Extract every line that contains the string "page".

Extracted information >>

◇ ◇ ◇ ◇ ◇

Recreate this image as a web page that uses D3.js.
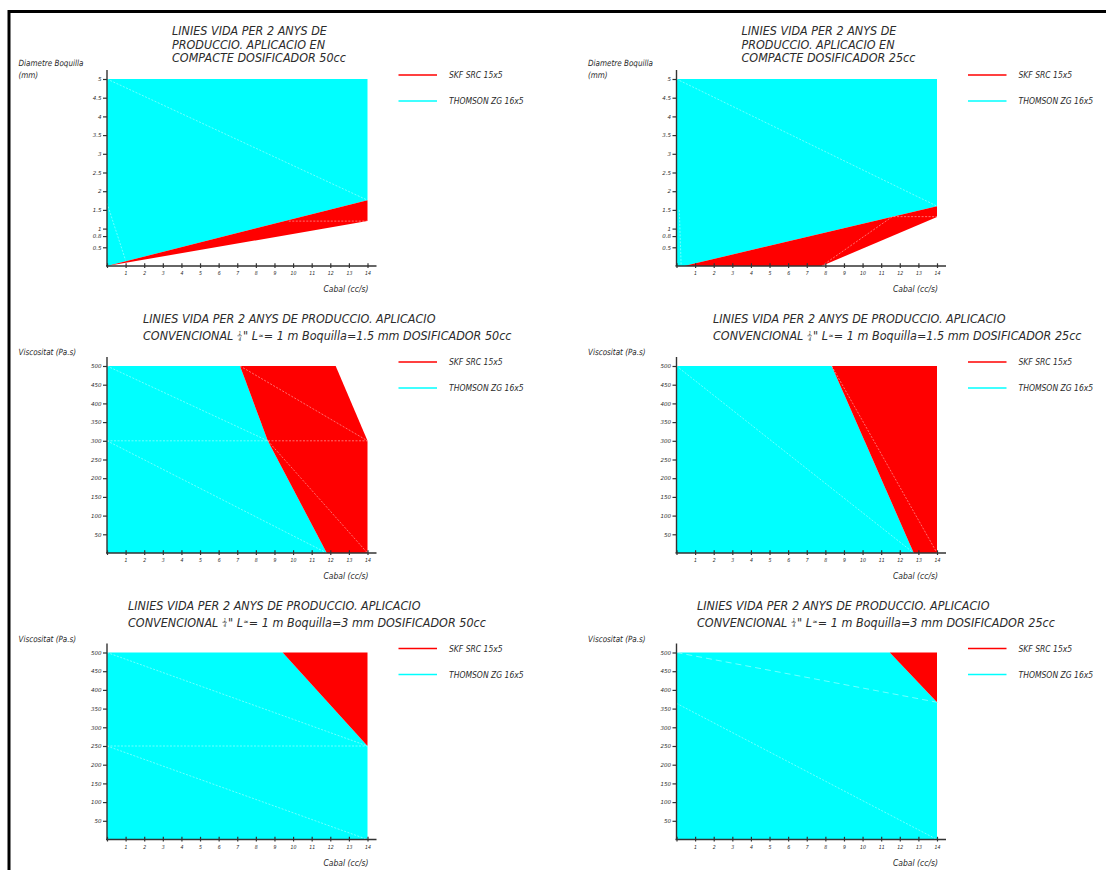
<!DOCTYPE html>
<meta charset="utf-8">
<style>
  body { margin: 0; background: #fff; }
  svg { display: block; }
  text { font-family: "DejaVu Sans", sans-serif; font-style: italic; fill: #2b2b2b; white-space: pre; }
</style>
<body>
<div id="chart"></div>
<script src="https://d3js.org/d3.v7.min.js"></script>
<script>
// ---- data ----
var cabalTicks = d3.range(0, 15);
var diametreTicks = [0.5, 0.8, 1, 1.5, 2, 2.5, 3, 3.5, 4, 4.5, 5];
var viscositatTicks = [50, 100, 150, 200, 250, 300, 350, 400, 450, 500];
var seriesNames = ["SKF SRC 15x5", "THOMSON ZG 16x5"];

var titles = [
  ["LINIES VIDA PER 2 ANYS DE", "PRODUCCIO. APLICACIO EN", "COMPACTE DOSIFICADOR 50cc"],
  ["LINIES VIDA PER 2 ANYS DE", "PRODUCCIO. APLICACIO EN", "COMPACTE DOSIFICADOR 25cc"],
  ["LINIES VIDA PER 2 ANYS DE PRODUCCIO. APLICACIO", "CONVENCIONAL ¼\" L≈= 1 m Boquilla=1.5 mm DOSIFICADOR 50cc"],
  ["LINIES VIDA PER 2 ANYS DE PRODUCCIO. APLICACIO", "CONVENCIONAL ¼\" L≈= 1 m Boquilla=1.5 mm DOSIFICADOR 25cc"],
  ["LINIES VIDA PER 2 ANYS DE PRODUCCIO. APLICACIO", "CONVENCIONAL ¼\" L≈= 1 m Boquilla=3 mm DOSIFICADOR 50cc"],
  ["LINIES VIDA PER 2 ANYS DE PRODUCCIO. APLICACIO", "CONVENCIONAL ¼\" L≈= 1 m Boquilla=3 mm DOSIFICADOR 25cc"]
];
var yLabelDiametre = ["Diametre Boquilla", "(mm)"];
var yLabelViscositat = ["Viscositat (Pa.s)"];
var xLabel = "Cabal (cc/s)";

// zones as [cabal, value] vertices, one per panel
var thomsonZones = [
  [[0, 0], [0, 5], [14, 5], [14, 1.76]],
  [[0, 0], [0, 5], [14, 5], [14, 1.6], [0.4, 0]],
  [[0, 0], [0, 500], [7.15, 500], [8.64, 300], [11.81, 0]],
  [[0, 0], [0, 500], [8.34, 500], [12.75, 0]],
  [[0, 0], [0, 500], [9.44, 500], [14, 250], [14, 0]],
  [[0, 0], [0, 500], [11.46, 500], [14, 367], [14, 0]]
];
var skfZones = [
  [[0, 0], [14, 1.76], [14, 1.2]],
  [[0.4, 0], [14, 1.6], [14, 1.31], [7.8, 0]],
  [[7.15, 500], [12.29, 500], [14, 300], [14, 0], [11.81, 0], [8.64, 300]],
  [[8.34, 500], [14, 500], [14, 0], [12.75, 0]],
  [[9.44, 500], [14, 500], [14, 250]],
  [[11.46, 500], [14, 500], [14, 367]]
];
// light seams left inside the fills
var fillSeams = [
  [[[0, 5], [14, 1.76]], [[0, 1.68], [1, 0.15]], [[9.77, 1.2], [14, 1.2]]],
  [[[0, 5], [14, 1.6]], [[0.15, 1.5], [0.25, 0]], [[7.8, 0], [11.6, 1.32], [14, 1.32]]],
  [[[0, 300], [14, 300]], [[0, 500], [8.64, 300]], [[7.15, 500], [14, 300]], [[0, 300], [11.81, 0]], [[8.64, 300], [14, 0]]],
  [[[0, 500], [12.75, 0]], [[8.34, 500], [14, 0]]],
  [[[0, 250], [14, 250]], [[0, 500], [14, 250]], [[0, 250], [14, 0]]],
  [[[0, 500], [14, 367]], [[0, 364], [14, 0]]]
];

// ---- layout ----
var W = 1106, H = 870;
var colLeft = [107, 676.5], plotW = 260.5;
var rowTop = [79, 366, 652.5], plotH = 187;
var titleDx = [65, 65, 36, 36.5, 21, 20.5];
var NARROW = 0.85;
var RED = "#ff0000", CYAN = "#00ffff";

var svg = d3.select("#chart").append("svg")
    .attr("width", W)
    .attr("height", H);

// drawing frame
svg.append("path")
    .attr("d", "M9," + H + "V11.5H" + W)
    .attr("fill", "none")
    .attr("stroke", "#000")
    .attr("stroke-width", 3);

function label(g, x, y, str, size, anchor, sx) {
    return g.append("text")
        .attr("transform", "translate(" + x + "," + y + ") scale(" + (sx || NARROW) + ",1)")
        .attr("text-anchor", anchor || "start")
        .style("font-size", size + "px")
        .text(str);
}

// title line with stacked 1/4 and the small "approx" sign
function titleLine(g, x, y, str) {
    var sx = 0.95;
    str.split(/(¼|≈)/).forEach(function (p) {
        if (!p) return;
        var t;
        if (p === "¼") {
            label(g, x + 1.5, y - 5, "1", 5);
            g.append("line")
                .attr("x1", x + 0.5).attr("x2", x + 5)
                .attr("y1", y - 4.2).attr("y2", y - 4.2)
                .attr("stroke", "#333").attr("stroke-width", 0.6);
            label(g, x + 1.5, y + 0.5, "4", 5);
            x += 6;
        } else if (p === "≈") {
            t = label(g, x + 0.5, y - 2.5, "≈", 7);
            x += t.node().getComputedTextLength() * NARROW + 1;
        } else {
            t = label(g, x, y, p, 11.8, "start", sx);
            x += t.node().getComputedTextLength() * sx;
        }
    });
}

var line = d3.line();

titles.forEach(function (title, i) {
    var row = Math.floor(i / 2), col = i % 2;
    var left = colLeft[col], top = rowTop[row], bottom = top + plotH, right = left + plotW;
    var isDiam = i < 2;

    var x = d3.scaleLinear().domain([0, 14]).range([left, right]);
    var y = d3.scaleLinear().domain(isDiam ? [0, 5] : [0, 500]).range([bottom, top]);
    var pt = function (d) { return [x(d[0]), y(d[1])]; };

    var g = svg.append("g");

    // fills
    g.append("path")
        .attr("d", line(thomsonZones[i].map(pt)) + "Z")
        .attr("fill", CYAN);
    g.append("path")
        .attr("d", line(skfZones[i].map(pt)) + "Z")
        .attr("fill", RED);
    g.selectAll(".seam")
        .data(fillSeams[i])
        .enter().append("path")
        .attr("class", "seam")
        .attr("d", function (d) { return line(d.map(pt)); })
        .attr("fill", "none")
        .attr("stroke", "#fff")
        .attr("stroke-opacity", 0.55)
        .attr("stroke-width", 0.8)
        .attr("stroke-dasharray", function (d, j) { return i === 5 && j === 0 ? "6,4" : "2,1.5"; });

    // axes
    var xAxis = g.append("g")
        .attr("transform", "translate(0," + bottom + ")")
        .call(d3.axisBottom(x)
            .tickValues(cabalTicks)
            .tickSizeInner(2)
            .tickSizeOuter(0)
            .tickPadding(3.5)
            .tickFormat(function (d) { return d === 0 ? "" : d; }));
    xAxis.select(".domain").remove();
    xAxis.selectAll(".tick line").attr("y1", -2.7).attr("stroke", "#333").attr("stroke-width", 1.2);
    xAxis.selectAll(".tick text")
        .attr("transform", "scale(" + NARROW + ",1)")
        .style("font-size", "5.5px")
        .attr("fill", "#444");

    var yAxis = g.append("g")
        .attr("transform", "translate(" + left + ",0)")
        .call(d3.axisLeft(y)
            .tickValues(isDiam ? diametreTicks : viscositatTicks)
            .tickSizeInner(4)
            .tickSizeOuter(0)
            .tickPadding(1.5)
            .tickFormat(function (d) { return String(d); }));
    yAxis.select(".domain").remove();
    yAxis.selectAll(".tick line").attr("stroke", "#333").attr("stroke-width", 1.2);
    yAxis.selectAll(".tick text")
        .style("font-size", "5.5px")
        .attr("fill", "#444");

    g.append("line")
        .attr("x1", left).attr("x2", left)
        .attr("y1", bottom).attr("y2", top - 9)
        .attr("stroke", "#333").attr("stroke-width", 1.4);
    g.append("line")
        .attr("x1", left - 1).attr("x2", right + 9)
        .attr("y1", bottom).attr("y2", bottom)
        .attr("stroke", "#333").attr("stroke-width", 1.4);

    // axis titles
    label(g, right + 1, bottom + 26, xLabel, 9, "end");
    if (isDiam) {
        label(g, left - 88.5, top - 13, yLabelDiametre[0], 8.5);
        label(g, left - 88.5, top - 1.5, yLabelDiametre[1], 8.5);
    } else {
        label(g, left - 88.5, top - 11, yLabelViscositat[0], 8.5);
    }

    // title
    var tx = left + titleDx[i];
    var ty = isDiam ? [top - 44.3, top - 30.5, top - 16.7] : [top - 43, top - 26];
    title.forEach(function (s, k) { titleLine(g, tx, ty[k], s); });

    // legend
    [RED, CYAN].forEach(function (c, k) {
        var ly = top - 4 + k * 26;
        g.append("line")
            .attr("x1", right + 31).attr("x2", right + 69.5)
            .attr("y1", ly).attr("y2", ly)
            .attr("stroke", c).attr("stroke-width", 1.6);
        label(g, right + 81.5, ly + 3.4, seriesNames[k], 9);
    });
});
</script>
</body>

◇ ◇ ◇ ◇ ◇

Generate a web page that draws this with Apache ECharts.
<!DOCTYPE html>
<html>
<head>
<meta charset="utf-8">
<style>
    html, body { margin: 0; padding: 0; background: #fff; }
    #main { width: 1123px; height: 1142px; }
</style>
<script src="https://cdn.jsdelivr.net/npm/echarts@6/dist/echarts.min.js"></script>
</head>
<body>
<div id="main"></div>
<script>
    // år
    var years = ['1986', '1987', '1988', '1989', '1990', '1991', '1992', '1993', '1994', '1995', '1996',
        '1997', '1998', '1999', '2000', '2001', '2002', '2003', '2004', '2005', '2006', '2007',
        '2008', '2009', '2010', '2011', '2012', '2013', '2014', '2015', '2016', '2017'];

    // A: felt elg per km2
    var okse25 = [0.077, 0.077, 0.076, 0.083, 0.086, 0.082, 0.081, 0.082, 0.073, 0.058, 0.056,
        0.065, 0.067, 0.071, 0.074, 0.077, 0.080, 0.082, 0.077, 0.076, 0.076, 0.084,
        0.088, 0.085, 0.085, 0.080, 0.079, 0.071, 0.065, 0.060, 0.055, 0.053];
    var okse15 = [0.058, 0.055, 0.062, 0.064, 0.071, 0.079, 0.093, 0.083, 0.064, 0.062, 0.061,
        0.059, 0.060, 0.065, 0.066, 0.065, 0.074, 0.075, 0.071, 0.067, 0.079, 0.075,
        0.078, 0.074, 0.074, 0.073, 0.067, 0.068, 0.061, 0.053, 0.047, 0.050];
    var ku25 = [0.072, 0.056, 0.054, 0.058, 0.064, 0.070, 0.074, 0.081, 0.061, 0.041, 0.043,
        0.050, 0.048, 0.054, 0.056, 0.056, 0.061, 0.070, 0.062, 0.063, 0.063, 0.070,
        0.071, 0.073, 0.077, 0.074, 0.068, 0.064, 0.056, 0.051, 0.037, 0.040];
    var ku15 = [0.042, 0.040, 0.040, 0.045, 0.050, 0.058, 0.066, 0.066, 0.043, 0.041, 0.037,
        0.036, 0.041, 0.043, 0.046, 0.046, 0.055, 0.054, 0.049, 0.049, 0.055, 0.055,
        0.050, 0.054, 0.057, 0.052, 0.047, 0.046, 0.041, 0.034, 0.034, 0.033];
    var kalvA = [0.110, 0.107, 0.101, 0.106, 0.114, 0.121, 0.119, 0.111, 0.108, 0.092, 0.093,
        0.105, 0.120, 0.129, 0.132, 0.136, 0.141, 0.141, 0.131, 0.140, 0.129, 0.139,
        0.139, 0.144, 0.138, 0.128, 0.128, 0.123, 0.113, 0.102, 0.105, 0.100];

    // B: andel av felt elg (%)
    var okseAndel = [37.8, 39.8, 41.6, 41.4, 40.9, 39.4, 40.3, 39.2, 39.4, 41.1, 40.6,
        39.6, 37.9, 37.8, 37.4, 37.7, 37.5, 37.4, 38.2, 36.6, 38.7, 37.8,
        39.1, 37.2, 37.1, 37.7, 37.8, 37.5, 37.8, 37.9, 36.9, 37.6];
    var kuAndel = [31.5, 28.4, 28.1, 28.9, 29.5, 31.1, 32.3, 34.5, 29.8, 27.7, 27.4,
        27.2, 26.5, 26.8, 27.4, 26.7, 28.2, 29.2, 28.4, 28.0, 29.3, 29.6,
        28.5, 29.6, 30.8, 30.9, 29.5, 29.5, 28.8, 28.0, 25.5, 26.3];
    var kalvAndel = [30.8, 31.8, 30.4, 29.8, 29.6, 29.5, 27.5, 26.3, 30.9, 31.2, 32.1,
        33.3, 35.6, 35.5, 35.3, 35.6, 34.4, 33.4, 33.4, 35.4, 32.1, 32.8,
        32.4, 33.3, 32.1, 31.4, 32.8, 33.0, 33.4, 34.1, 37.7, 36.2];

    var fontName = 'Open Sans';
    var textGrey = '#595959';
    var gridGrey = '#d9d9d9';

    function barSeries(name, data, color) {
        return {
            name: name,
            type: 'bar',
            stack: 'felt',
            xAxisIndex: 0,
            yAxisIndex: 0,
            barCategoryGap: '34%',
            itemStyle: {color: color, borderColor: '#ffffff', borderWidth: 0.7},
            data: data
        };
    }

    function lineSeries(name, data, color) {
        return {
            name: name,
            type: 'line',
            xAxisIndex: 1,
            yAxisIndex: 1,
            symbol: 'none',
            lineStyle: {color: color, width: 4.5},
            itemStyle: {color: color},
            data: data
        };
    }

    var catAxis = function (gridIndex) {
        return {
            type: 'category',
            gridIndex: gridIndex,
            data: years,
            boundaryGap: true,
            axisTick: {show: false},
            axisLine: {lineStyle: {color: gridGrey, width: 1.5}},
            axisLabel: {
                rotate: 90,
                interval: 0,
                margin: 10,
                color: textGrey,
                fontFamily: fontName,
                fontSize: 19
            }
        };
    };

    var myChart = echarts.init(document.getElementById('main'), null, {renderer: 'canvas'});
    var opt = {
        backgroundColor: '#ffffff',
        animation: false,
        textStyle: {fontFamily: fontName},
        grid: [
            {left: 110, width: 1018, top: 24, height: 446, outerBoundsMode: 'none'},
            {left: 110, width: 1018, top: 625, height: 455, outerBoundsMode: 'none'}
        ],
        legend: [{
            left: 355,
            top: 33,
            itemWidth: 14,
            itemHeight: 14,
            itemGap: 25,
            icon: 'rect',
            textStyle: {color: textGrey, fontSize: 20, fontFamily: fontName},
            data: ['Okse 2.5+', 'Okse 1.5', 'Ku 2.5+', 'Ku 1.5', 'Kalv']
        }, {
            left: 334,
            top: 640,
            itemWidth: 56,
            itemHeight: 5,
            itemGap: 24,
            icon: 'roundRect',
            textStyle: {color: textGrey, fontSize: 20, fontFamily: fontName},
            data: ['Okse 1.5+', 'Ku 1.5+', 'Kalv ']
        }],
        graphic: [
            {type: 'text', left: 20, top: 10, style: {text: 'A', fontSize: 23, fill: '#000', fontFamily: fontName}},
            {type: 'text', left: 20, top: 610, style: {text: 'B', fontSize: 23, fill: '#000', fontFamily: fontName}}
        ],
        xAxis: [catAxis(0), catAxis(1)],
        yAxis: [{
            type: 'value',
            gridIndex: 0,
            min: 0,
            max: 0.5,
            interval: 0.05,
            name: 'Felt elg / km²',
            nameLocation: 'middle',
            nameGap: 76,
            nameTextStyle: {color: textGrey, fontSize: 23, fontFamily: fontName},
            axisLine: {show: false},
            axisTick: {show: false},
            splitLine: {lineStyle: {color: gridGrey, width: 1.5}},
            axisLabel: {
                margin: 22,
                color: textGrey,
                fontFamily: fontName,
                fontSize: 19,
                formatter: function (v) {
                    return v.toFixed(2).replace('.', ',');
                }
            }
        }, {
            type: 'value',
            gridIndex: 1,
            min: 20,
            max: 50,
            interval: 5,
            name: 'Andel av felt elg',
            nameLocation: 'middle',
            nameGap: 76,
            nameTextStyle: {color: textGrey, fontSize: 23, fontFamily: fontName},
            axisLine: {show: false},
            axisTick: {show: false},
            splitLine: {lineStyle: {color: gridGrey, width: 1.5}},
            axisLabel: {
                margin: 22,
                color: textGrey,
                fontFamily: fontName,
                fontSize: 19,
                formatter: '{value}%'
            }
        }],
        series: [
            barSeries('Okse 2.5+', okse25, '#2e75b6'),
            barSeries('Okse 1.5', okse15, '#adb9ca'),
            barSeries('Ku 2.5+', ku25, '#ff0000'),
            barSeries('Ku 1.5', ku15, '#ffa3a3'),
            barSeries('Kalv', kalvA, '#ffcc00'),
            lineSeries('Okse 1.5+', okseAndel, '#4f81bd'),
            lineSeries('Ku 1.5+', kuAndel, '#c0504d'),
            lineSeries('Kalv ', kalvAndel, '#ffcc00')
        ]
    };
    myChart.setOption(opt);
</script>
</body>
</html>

◇ ◇ ◇ ◇ ◇

Problem solution >>
Recreate this image as a web page that uses D3.js.
Generate a web page that draws this with Apache ECharts.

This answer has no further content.